Give a verbatim copy of the lines below, minus the pictures.

# start of Dataset content

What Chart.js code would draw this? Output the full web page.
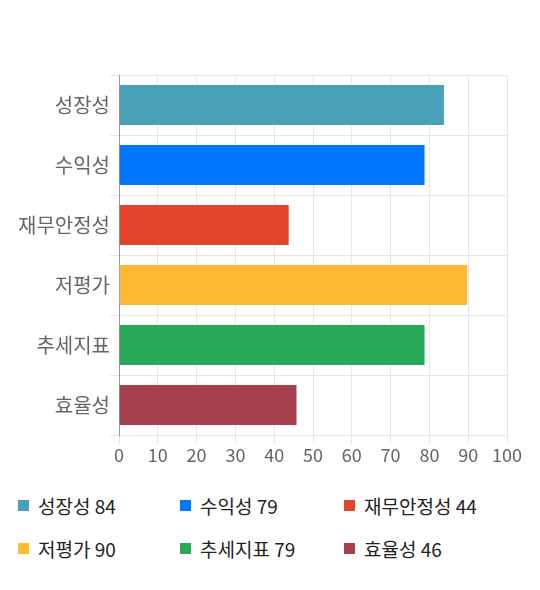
<!DOCTYPE html>
<html><head><meta charset="utf-8">
<script src="https://cdn.jsdelivr.net/npm/chart.js@4"></script>
<style>
html,body{margin:0;padding:0;background:#fff;}
#wrap{position:relative;width:540px;height:480px;}
#legend{position:absolute;left:0;top:492px;width:540px;font-family:'Noto Sans CJK KR','Noto Sans',sans-serif;font-size:19px;color:#222;}
.item{position:absolute;display:flex;align-items:center;white-space:nowrap;}
.sw{width:11px;height:11px;margin-right:9px;}
</style></head>
<body>
<div id="wrap"><canvas id="c" width="540" height="480"></canvas></div>
<div id="legend"></div>
<script>
const categories = ['성장성','수익성','재무안정성','저평가','추세지표','효율성'];
const values = [84, 79, 44, 90, 79, 46];
const colors = ['#4aa0b8','#0077ff','#e2452a','#ffba35','#28a957','#a5404e'];
const xTicks = [0,10,20,30,40,50,60,70,80,90,100];

const font = "'Noto Sans CJK KR','Noto Sans',sans-serif";
new Chart(document.getElementById('c'), {
  type: 'bar',
  data: { labels: categories, datasets: [{ data: values, backgroundColor: colors, borderColor: 'rgba(255,255,255,0.35)', borderWidth: 1, barPercentage: 0.7, categoryPercentage: 1.0 }] },
  options: {
    indexAxis: 'y', responsive: false, animation: false,
    devicePixelRatio: 1,
    layout: { padding: { left: 0, top: 75, right: 33, bottom: 0 } },
    plugins: { legend: { display: false }, tooltip: { enabled: false } },
    scales: {
      x: {
        min: 0, max: 100,
        afterBuildTicks: s => { s.ticks = xTicks.map(v => ({ value: v })); },
        afterFit: s => { s.height = 45; },
        grid: { color: '#e6e6e6', tickLength: 8, drawTicks: true },
        border: { display: false },
        ticks: { color: '#666', font: { family: font, size: 18 }, padding: 1, maxRotation: 0, autoSkip: false }
      },
      y: {
        afterFit: s => { s.width = 119; },
        grid: { color: '#e6e6e6', tickLength: 9, offset: true },
        border: { color: '#999' },
        ticks: { color: '#666', font: { family: font, size: 20 }, padding: 0 }
      }
    }
  }
});
const lg = document.getElementById('legend');
const cols = [18, 180, 344], rows = [0, 43];
categories.forEach((c, i) => {
  const d = document.createElement('div');
  d.className = 'item';
  d.style.left = cols[i % 3] + 'px';
  d.style.top = rows[Math.floor(i / 3)] + 'px';
  d.innerHTML = '<span class="sw" style="background:' + colors[i] + '"></span><span>' + c + ' ' + values[i] + '</span>';
  lg.appendChild(d);
});
</script>
</body></html>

# end of Dataset content

» Complete response
What Chart.js code would draw this? Output the full web page.
<!DOCTYPE html>
<html><head><meta charset="utf-8">
<script src="https://cdn.jsdelivr.net/npm/chart.js@4"></script>
<style>
html,body{margin:0;padding:0;background:#fff;}
#wrap{position:relative;width:540px;height:480px;}
#legend{position:absolute;left:0;top:492px;width:540px;font-family:'Noto Sans CJK KR','Noto Sans',sans-serif;font-size:19px;color:#222;}
.item{position:absolute;display:flex;align-items:center;white-space:nowrap;}
.sw{width:11px;height:11px;margin-right:9px;}
</style></head>
<body>
<div id="wrap"><canvas id="c" width="540" height="480"></canvas></div>
<div id="legend"></div>
<script>
const categories = ['성장성','수익성','재무안정성','저평가','추세지표','효율성'];
const values = [84, 79, 44, 90, 79, 46];
const colors = ['#4aa0b8','#0077ff','#e2452a','#ffba35','#28a957','#a5404e'];
const xTicks = [0,10,20,30,40,50,60,70,80,90,100];

const font = "'Noto Sans CJK KR','Noto Sans',sans-serif";
new Chart(document.getElementById('c'), {
  type: 'bar',
  data: { labels: categories, datasets: [{ data: values, backgroundColor: colors, borderColor: 'rgba(255,255,255,0.35)', borderWidth: 1, barPercentage: 0.7, categoryPercentage: 1.0 }] },
  options: {
    indexAxis: 'y', responsive: false, animation: false,
    devicePixelRatio: 1,
    layout: { padding: { left: 0, top: 75, right: 33, bottom: 0 } },
    plugins: { legend: { display: false }, tooltip: { enabled: false } },
    scales: {
      x: {
        min: 0, max: 100,
        afterBuildTicks: s => { s.ticks = xTicks.map(v => ({ value: v })); },
        afterFit: s => { s.height = 45; },
        grid: { color: '#e6e6e6', tickLength: 8, drawTicks: true },
        border: { display: false },
        ticks: { color: '#666', font: { family: font, size: 18 }, padding: 1, maxRotation: 0, autoSkip: false }
      },
      y: {
        afterFit: s => { s.width = 119; },
        grid: { color: '#e6e6e6', tickLength: 9, offset: true },
        border: { color: '#999' },
        ticks: { color: '#666', font: { family: font, size: 20 }, padding: 0 }
      }
    }
  }
});
const lg = document.getElementById('legend');
const cols = [18, 180, 344], rows = [0, 43];
categories.forEach((c, i) => {
  const d = document.createElement('div');
  d.className = 'item';
  d.style.left = cols[i % 3] + 'px';
  d.style.top = rows[Math.floor(i / 3)] + 'px';
  d.innerHTML = '<span class="sw" style="background:' + colors[i] + '"></span><span>' + c + ' ' + values[i] + '</span>';
  lg.appendChild(d);
});
</script>
</body></html>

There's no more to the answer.